Religion, at its most extreme in Christendom, has prospered through  the harnessing of that will for immortality and claiming it as its exclusive domain.  St Peter holds the keys to the kingdom and will determine who enters and who is cast into the outer darkness.  And the prime qualification is to deny and strive to overcome our animal nature.  Coupled with this and seemingly indivisible from it is the denigration of women.  For these men, and they are almost exclusively men, it is women who provide the constant reminder of who and what we really are.   The human  body, with its needs and drives, becomes the battleground on which salvation is decided.  The world, the flesh and the devil are always there awaiting the unwary soul and are always ready to bring it back into corporeality.  Religion thrives on opposition.  Its model is military discipline, always alert for attack and ready to defend.  And, as the sole vehicle of salvation, religion itself must be defended just as the individual soul must be.  Crusade and jihad are both divinely ordained. And, incidentally, those twentieth century children of Christianity, Nazism and Soviet Communism, have aped and in many ways surpassed their parent in this regard.

No church has been able to eradicate our human need to excrete.  It would be very difficult if not impossible for them, however, to imagine the perfect human, Jesus, straining to expel a turd.  But he must have done so, for he is certainly depicted as eating and drinking.  It is simply not thought about.  But it is conceivable that he could have fucked and a whole literary genre has been created around this notion.  The reaction of the churches to what was a bad book and an even worse film, "The Da Vinci Code", is testimony to the desperate need they feel to deny that sexuality is compatible with sanctity.  And yet, if he was perfectly human and sharing all facets of our lives, he must have at least experienced desire and nocturnal erections.  Religion demands that such unpleasant facts must remain unthinkable.  Augustine's tortured speculation, derived from Stoic philosophy, about sexual congress without the inconvenient element of desire was in part an attempt to solve the dilemma posed by his belief in Jesus being both perfectly man and perfectly god.

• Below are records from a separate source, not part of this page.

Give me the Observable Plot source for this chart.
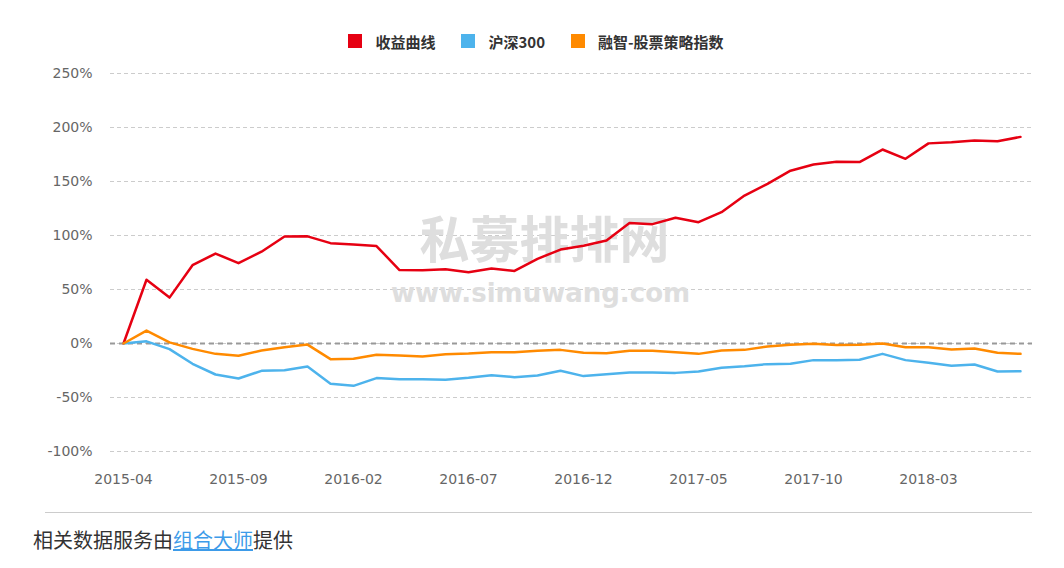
<!DOCTYPE html>
<html><head><meta charset="utf-8">
<script src="https://cdn.jsdelivr.net/npm/d3@7"></script>
<script src="https://cdn.jsdelivr.net/npm/@observablehq/plot@0.6"></script>
<style>
body{margin:0;background:#fff;width:1064px;font-family:"Noto Sans CJK SC","Noto Sans",sans-serif;}
#legend{height:60px;box-sizing:border-box;padding-top:22px;display:flex;justify-content:center;align-items:center;padding-left:8px;font-size:15px;font-weight:700;color:#333}
.item{display:flex;align-items:center;margin:0 13px}
.sw{width:14px;height:14px;margin-right:13px}
#sep{margin-left:45px;width:987px;border-top:1px solid #ccc;height:0}
#cap{margin:13px 0 0 33px;font-size:20px;color:#333;line-height:28px}
#cap a{color:#3d9be9;text-decoration:underline}
</style></head><body>
<div id="legend"></div>
<div id="chart"></div>
<div id="sep"></div>
<div id="cap">相关数据服务由<a>组合大师</a>提供</div>
<script>
const months = ["2015-04","2015-05","2015-06","2015-07","2015-08","2015-09","2015-10","2015-11","2015-12",
  "2016-01","2016-02","2016-03","2016-04","2016-05","2016-06","2016-07","2016-08","2016-09","2016-10","2016-11","2016-12",
  "2017-01","2017-02","2017-03","2017-04","2017-05","2017-06","2017-07","2017-08","2017-09","2017-10","2017-11","2017-12",
  "2018-01","2018-02","2018-03","2018-04","2018-05","2018-06","2018-07"];
const seriesNames = ["收益曲线","沪深300","融智-股票策略指数"];
const seriesColors = ["#e60012","#4db3ec","#ff8a00"];
const returns = [0,59,42.5,72.5,83.3,74.4,85,99,99.2,92.9,91.6,90.2,68,67.8,68.8,66,69.5,67.2,78.4,87,90.5,
  95.4,111.5,110.5,116.4,112.3,121.6,137,147.8,160,165.7,168.3,168,179.6,171,185.3,186.4,188,187.3,191.3];
const hs300 = [0,2,-5.2,-18.8,-28.7,-32.4,-25.3,-24.7,-21.3,-37.3,-39.2,-32,-33.2,-33,-33.6,-31.8,-29.3,-31.2,-29.6,-25.3,-30.2,
  -28.4,-26.9,-26.9,-27.2,-25.9,-22.4,-21,-19.1,-18.8,-15.4,-15.4,-15.1,-9.6,-15.4,-17.9,-20.6,-19.4,-25.9,-25.6];
const rzIndex = [0,12,1,-5,-9.6,-11.4,-6.5,-3.4,-1,-14.5,-14.2,-10.5,-11.1,-12,-9.9,-9.3,-8,-8,-6.8,-5.9,-8.6,
  -9,-6.8,-6.8,-8,-9.6,-6.4,-5.9,-2.8,-1.2,-0.3,-1.5,-1.2,0,-3.4,-3.4,-5.6,-4.6,-8.6,-9.6];
const yTicks = [-100,-50,0,50,100,150,200,250];
const xTicks = ["2015-04","2015-09","2016-02","2016-07","2016-12","2017-05","2017-10","2018-03"];
const watermark = ["私募排排网"];
const watermarkUrl = ["www.simuwang.com"];

// legend
const legend = document.getElementById("legend");
seriesNames.forEach((n, i) => {
  const it = document.createElement("div"); it.className = "item";
  const sw = document.createElement("div"); sw.className = "sw"; sw.style.background = seriesColors[i];
  const t = document.createElement("span"); t.textContent = n;
  it.appendChild(sw); it.appendChild(t); legend.appendChild(it);
});

const rows = [];
[returns, hs300, rzIndex].forEach((vals, s) => vals.forEach((v, i) => rows.push({month: months[i], value: v, series: seriesNames[s]})));

const chart = Plot.plot({
  width: 1064, height: 452,
  marginTop: 13, marginBottom: 61, marginLeft: 110, marginRight: 32,
  style: {fontFamily: "DejaVu Sans, sans-serif", fontSize: "14px", color: "#666", background: "#fff", overflow: "visible"},
  x: {type: "point", domain: months, padding: 0.5, label: null},
  y: {domain: [-100, 250], label: null},
  color: {domain: seriesNames, range: seriesColors},
  marks: [
    Plot.gridY(yTicks, {stroke: "#ccc", strokeOpacity: 1, strokeDasharray: "4,3"}),
    Plot.text(watermark, {text: d => d, frameAnchor: "middle", dx: -27, dy: -21, fontSize: 50, fontWeight: "bold",
      fontFamily: "Noto Sans CJK SC", fill: "#dedede", ariaLabel: "wm1"}),
    Plot.text(watermarkUrl, {text: d => d, frameAnchor: "middle", dx: -31, dy: 31, fontSize: 26, fontWeight: "bold",
      fontFamily: "DejaVu Sans", fill: "#dedede", ariaLabel: "wm2"}),
    Plot.ruleY([0], {stroke: "#999", strokeWidth: 2, strokeDasharray: "5,4"}),
    Plot.axisY(yTicks, {tickSize: 0, tickPadding: 18, tickFormat: d => d + "%", fill: "#666", label: null}),
    Plot.axisX(xTicks, {tickSize: 0, tickPadding: 23, fill: "#666", label: null}),
    Plot.line(rows, {x: "month", y: "value", z: "series", stroke: "series", strokeWidth: 2.5})
  ]
});
document.getElementById("chart").appendChild(chart);
d3.select(chart).selectAll('g[aria-label="wm1"] text').style("letter-spacing", "12px");
d3.select(chart).selectAll('g[aria-label="wm2"] text').style("letter-spacing", "0.5px");
</script>
</body></html>
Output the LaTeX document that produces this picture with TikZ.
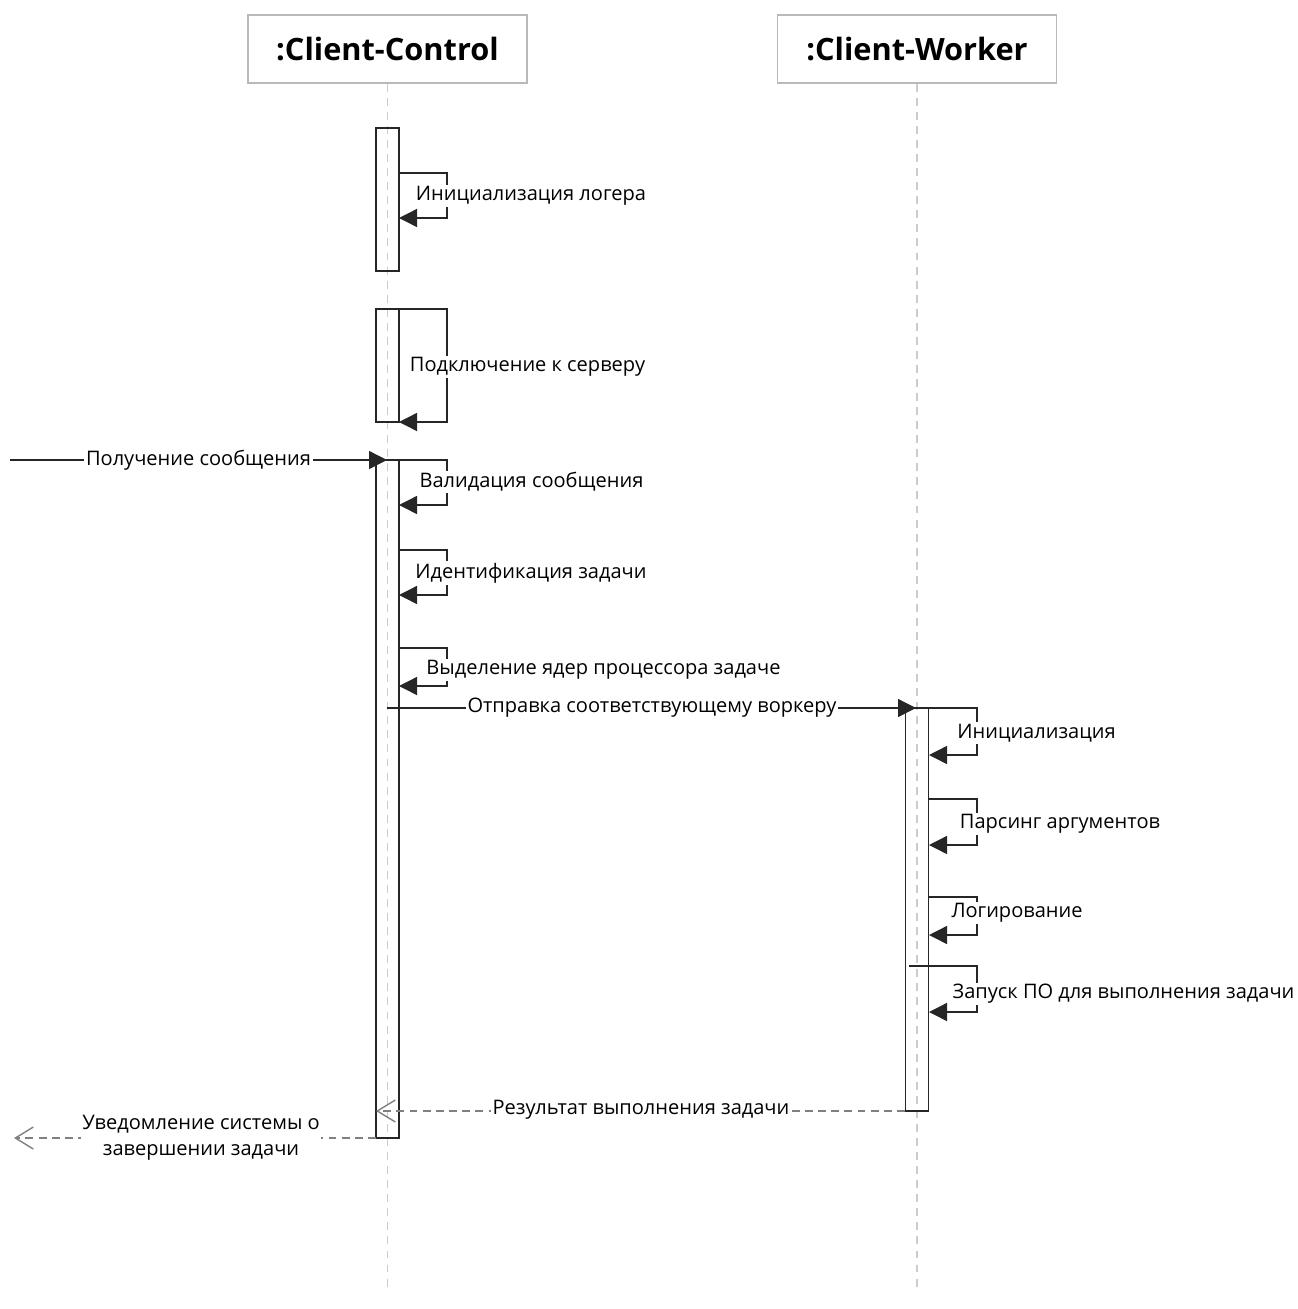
\documentclass[tikz,border=0pt]{standalone}
\usepackage{fontspec}
\setmainfont{Open Sans}
\usetikzlibrary{arrows.meta}

\begin{document}
\begin{tikzpicture}[
        x=0.02cm, y=-0.02cm,
        >={Triangle[length=0.36cm,width=0.36cm]},
        every node/.style={font=\fontsize{11.4}{15}\selectfont},
        head/.style={draw=gray!55, line width=1pt, minimum width=5.58cm, minimum height=1.36cm, font=\fontsize{17.5}{20}\selectfont\bfseries},
        lifeline/.style={draw=gray!40, line width=0.8pt, dash pattern=on 4.5pt off 3.5pt},
        bar/.style={draw=black!85, line width=0.8pt, minimum width=0.46cm, inner sep=0pt},
        msg/.style={draw=black!85, line width=0.8pt},
        reply/.style={draw=gray, line width=0.8pt, dash pattern=on 4.5pt off 3pt, -{Straight Barb[length=0.36cm,width=0.44cm]}},
        lbl/.style={fill=white, inner sep=1pt}
        ]
        \useasboundingbox (0,0) rectangle (1298,1309);

        % Lifeline heads
        \node[head] (control) at (387.5,49) {:Client-Control};
        \node[head] (worker)  at (917,49)   {:Client-Worker};
        \coordinate (controlEnd) at (387.5,1292);
        \coordinate (workerEnd)  at (917,1292);
        \draw[lifeline] (control) -- (controlEnd);
        \draw[lifeline] (worker)  -- (workerEnd);

        % Activation bars
        \node[bar, minimum height=2.86cm]  (logBar)    at (387.5,199.5) {};
        \node[bar, minimum height=2.26cm]  (connBar)   at (387.5,365.5) {};
        \node[bar, minimum height=13.56cm] (mainBar)   at (387.5,799)   {};
        \node[bar, minimum height=8.06cm]  (workerBar) at (917,909.5)   {};

        % Self messages
        \foreach \sx/\ty/\lx/\by/\ex [count=\i] in {
                399/173/447/218/399, 399/309/447/422/399, 399/460/447/505/399,
                399/550/447/595/399, 399/648/447/686/399, 929/708/977/755/929,
                929/799/977/845/929, 929/897/977/935/929, 909/966/977/1012/929}{
            \coordinate (self\i a) at (\sx,\ty);
            \coordinate (self\i c) at (\lx,\by);
            \coordinate (self\i b) at (\ex,\by);
            \draw[msg,->] (self\i a) -| (self\i c) -- (self\i b);
        }

        % Messages between lifelines
        \coordinate (outside)   at (10,460);
        \coordinate (recvTip)   at (387,460);
        \coordinate (sendStart) at (387,708);
        \coordinate (sendTip)   at (916,708);
        \coordinate (resStart)  at (905,1111);
        \coordinate (resTip)    at (376,1111);
        \coordinate (notStart)  at (376,1138);
        \coordinate (notTip)    at (14,1138);
        \draw[msg,->] (outside)   -- (recvTip);
        \draw[msg,->] (sendStart) -- (sendTip);
        \draw[reply]  (resStart)  -- (resTip);
        \draw[reply]  (notStart)  -- (notTip);

        % Labels
        \node[lbl] (lblLog)    at (531,196)    {Инициализация логера};
        \node[lbl] (lblConn)   at (527.5,367)  {Подключение к серверу};
        \node[lbl] (lblRecv)   at (198.5,460)  {Получение сообщения};
        \node[lbl] (lblValid)  at (531.5,482)  {Валидация сообщения};
        \node[lbl] (lblIdent)  at (531,573)    {Идентификация задачи};
        \node[lbl] (lblCores)  at (603.5,670)  {Выделение ядер процессора задаче};
        \node[lbl] (lblSend)   at (652,708)    {Отправка соответствующему воркеру};
        \node[lbl] (lblInit)   at (1036.5,733) {Инициализация};
        \node[lbl] (lblParse)  at (1060,824)   {Парсинг аргументов};
        \node[lbl] (lblLogging) at (1017,913)  {Логирование};
        \node[lbl] (lblRun)    at (1123.5,994) {Запуск ПО для выполнения задачи};
        \node[lbl] (lblResult) at (641,1110)   {Результат выполнения задачи};
        \node[lbl, align=center] (lblNotify) at (201,1138) {Уведомление системы о\\завершении задачи};
      \end{tikzpicture}
\end{document}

In its desire to regulate sexuality to the greatest degree possible, religion has inflicted incalculable harm on the human spirit.  The first victims of this were women and later, by extension, homosexuals and others who did not and could not conform to the rigid model of the moralisers.  It has also ever failed in its mission, for the human desire for sex, and we are particularly hyper-sexualiseded apes, cannot be contained but ever breaks out into transgression, no matter how severely such transgressions are punished.

Inanna, however, comes from a time before this sick charade began.  She is among the earliest goddesses of whom we have written record and She revels in her sexuality.  Her vulva is the boat of heaven from which all the gifts of civilisation have been born.  The wild man, Enkidu, is brought into the civilised world through congress with Her priestess.  But She is also the memory of what was before civilisation: those many statues with wondrous vulvas that have been unearthed by archaelogy.  She is the muse, for the love of whom the poets write and the painters paint.  It is She, by whatever name, who has inspired the immortal works that enrich and strengthen our lives.  Plato knew of her power and banned poetry from his Republic, for the poet, like sexuality, cannot in the end be tamed.